Postgraduate research project

Resilient defence sensing: adaptive modelling for trust, compromise, and coalition detection

Funding
Fully funded (UK only)
Type of degree
Doctor of Philosophy
Entry requirements
1st class honours degree View full entry requirements
Faculty graduate school
Faculty of Engineering and Physical Sciences
Closing date

About the project

The project investigates how distributed sensing systems can remain trustworthy and operational when facing intelligent, coordinated adversaries. It develops an AI-driven trust scoring framework to detect compromised and colluding sensors, enhancing resilience, accuracy, and decision-making in critical defence sensing applications.

This project, a collaboration between the University of Southampton and Thales UK, explores how future defence and security sensing systems can remain reliable in the presence of faults, manipulation, and intelligent adversaries. Modern sensing systems increasingly rely on large, distributed networks combining physical sensors, cyber data, and open-source intelligence, making them vulnerable to degradation, spoofing, misinformation, and coordinated attacks. 

The research will develop an AI-driven trust scoring framework that continuously evaluates the reliability of individual sensors and identifies groups of sensors that may be colluding to influence system decisions. By combining anomaly detection, adversarial modelling, and data provenance analysis, the framework will assess sensor behaviour in real time and adapt to changing threat conditions. 

The project will also investigate the use of game-theoretic techniques to anticipate and respond to evolving adversarial strategies. The proposed methods will be evaluated under realistic attack scenarios, including sensor tampering, spoofing, misinformation, and coordinated coalition attacks. 

The outcome will be a scalable decision-support framework that improves the resilience, accuracy, and trustworthiness of distributed sensing systems, with applications in critical defence and security environments.

The successful candidate will have the exciting opportunity to undertake a three-month industrial placement with Thales UK cortAIx Labs based at their Research, Technology and Solution Innovation centre in Reading, gaining hands-on experience and exposure to real-world defence and security challenges.

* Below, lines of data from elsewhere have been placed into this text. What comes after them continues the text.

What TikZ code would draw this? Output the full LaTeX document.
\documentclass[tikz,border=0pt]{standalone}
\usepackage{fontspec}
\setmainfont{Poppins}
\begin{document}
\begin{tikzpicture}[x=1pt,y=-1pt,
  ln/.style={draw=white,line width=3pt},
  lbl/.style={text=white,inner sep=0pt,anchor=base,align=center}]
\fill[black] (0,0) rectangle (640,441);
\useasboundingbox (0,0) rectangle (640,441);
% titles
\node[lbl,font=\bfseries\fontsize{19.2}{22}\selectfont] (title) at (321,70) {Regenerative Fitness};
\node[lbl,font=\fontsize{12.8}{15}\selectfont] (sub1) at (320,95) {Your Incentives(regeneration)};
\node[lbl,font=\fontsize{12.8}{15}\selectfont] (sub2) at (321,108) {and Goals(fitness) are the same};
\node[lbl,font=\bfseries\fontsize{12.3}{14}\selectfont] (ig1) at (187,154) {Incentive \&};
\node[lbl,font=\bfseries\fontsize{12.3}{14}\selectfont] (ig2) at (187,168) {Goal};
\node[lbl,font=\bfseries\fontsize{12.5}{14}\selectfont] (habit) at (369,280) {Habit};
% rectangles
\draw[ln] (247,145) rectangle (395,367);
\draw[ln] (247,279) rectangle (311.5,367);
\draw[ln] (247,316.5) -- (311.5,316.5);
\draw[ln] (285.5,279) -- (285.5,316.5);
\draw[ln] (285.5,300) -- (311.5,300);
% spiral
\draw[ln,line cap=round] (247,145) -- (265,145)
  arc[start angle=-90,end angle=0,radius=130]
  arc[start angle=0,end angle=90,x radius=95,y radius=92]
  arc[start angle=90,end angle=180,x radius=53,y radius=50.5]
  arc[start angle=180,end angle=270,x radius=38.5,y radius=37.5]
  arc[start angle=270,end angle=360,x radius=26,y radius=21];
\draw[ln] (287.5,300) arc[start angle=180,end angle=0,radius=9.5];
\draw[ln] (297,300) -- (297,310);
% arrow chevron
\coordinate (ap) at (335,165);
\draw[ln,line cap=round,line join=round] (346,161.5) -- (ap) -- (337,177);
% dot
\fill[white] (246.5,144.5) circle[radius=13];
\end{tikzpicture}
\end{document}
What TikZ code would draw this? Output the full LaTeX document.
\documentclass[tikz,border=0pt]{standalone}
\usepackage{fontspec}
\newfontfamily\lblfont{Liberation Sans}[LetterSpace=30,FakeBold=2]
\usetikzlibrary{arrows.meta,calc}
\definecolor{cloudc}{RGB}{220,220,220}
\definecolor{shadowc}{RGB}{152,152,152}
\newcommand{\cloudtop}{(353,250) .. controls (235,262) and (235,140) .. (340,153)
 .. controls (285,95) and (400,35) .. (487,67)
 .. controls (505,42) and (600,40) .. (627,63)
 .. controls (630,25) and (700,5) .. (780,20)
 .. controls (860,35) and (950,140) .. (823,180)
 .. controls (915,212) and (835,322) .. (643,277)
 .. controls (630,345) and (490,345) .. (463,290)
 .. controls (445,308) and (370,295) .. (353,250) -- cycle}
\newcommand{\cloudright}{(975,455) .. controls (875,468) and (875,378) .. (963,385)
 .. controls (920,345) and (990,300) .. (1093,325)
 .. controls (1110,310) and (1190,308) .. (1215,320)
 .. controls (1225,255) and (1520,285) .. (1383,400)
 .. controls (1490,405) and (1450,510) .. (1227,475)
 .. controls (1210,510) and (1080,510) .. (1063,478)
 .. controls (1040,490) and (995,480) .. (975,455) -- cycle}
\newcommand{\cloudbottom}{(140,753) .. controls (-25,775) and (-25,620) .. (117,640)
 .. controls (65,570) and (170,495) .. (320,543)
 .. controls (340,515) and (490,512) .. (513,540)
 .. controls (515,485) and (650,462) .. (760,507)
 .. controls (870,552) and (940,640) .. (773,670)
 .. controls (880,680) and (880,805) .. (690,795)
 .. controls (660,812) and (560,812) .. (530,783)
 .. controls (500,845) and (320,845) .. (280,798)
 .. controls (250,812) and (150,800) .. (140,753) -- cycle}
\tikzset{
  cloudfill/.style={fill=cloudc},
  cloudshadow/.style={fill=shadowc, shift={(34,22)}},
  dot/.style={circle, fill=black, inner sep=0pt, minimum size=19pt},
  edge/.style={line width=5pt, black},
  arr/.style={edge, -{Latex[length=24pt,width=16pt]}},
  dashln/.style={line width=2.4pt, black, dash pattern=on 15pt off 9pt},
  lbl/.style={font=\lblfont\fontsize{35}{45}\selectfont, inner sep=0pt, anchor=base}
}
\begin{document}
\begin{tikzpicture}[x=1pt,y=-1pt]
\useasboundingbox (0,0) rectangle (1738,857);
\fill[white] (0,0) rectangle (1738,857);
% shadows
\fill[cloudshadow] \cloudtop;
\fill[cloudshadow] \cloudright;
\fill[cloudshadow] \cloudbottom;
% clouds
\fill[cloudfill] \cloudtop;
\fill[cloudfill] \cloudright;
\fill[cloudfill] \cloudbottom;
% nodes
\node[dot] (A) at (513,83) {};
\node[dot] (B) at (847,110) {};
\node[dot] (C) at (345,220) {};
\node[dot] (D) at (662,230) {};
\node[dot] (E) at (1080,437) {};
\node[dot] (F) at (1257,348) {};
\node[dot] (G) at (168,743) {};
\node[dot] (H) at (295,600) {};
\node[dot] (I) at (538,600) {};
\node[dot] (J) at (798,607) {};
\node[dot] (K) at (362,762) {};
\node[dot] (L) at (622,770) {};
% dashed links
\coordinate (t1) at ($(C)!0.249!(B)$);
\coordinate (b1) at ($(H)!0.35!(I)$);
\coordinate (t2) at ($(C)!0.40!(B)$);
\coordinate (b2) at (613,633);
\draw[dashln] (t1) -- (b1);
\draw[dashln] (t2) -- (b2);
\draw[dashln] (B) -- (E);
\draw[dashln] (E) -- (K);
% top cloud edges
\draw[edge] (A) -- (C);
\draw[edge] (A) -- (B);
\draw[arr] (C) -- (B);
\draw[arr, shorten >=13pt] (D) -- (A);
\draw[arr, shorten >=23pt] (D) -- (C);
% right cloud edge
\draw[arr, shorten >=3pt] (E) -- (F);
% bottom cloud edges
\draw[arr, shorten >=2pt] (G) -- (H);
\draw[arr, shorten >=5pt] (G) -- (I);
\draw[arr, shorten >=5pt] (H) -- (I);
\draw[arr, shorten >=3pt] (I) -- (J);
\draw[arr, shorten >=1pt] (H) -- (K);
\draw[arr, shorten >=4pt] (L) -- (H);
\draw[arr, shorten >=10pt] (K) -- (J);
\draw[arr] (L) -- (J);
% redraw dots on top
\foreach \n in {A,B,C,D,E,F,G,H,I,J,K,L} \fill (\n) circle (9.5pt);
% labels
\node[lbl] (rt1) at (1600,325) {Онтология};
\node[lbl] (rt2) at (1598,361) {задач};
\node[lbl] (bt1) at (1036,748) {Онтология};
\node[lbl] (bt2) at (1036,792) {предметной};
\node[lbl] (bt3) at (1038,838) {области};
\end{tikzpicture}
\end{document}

The School of Electronics & Computer Science is committed to promoting equality, diversity inclusivity as demonstrated by our Athena SWAN award. We welcome all applicants regardless of their gender, ethnicity, disability, sexual orientation or age, and will give full consideration to applicants seeking flexible working patterns and those who have taken a career break. The University has a generous maternity policy, onsite childcare facilities, and offers a range of benefits to help ensure employees’ well-being and work-life balance. The University of Southampton is committed to sustainability and has been awarded the Platinum EcoAward.